- _Exercise instructions_:
Without the pictures, extract every line from the start of the material to the line containing "0.472, 0.478, 0.469, 0.461, 0.457, 0.430, 0.447, 0.447, 0.447];", both ends included.

┄┄┄┄┄┄

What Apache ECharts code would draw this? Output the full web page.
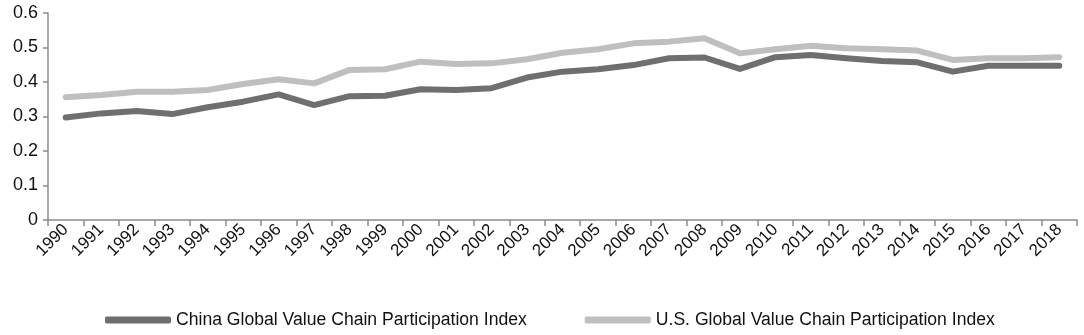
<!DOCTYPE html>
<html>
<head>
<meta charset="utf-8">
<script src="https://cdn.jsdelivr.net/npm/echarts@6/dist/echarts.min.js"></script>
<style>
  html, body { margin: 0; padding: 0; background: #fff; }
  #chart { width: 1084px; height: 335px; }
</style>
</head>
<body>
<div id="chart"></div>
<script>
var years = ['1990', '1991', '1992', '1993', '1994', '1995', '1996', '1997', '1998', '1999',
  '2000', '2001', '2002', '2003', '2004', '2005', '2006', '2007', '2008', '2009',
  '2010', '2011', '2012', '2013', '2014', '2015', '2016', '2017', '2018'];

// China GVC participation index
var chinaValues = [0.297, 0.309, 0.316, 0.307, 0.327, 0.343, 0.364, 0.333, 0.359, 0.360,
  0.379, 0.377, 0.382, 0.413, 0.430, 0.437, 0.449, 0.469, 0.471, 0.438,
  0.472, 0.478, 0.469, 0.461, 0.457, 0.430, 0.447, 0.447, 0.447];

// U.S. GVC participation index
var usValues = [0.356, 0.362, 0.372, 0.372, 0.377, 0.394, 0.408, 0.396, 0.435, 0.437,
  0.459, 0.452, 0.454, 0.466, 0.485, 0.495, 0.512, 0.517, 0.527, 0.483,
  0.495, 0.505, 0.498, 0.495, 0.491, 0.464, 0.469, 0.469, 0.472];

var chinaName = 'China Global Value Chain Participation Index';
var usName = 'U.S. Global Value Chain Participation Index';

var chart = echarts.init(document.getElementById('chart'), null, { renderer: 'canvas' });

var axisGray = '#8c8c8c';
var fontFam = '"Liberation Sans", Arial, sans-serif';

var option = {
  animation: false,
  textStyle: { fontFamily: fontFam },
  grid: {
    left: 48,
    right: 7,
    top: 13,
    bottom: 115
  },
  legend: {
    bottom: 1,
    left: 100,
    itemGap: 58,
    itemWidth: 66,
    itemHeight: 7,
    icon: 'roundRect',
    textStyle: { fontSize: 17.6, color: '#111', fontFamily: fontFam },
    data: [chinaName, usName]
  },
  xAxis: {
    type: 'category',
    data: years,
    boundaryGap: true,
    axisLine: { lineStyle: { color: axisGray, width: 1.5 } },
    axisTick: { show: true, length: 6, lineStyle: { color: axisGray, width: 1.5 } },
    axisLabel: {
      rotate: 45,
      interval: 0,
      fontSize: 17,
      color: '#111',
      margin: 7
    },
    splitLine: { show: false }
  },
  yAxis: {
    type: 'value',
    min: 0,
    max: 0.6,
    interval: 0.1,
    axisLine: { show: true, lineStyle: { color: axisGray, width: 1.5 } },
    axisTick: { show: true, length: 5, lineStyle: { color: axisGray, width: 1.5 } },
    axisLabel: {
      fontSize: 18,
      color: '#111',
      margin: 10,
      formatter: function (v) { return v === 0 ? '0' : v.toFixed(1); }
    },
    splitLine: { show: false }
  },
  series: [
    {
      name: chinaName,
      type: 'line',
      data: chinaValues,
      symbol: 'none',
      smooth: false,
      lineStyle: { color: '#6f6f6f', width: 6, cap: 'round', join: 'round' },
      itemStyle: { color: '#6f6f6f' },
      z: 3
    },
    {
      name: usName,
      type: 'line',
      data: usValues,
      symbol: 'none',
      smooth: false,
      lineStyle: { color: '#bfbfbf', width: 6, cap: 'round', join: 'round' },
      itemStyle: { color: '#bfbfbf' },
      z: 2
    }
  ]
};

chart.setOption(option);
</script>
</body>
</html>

┄┄┄┄┄┄

- _Right answer_:
What Apache ECharts code would draw this? Output the full web page.
<!DOCTYPE html>
<html>
<head>
<meta charset="utf-8">
<script src="https://cdn.jsdelivr.net/npm/echarts@6/dist/echarts.min.js"></script>
<style>
  html, body { margin: 0; padding: 0; background: #fff; }
  #chart { width: 1084px; height: 335px; }
</style>
</head>
<body>
<div id="chart"></div>
<script>
var years = ['1990', '1991', '1992', '1993', '1994', '1995', '1996', '1997', '1998', '1999',
  '2000', '2001', '2002', '2003', '2004', '2005', '2006', '2007', '2008', '2009',
  '2010', '2011', '2012', '2013', '2014', '2015', '2016', '2017', '2018'];

// China GVC participation index
var chinaValues = [0.297, 0.309, 0.316, 0.307, 0.327, 0.343, 0.364, 0.333, 0.359, 0.360,
  0.379, 0.377, 0.382, 0.413, 0.430, 0.437, 0.449, 0.469, 0.471, 0.438,
  0.472, 0.478, 0.469, 0.461, 0.457, 0.430, 0.447, 0.447, 0.447];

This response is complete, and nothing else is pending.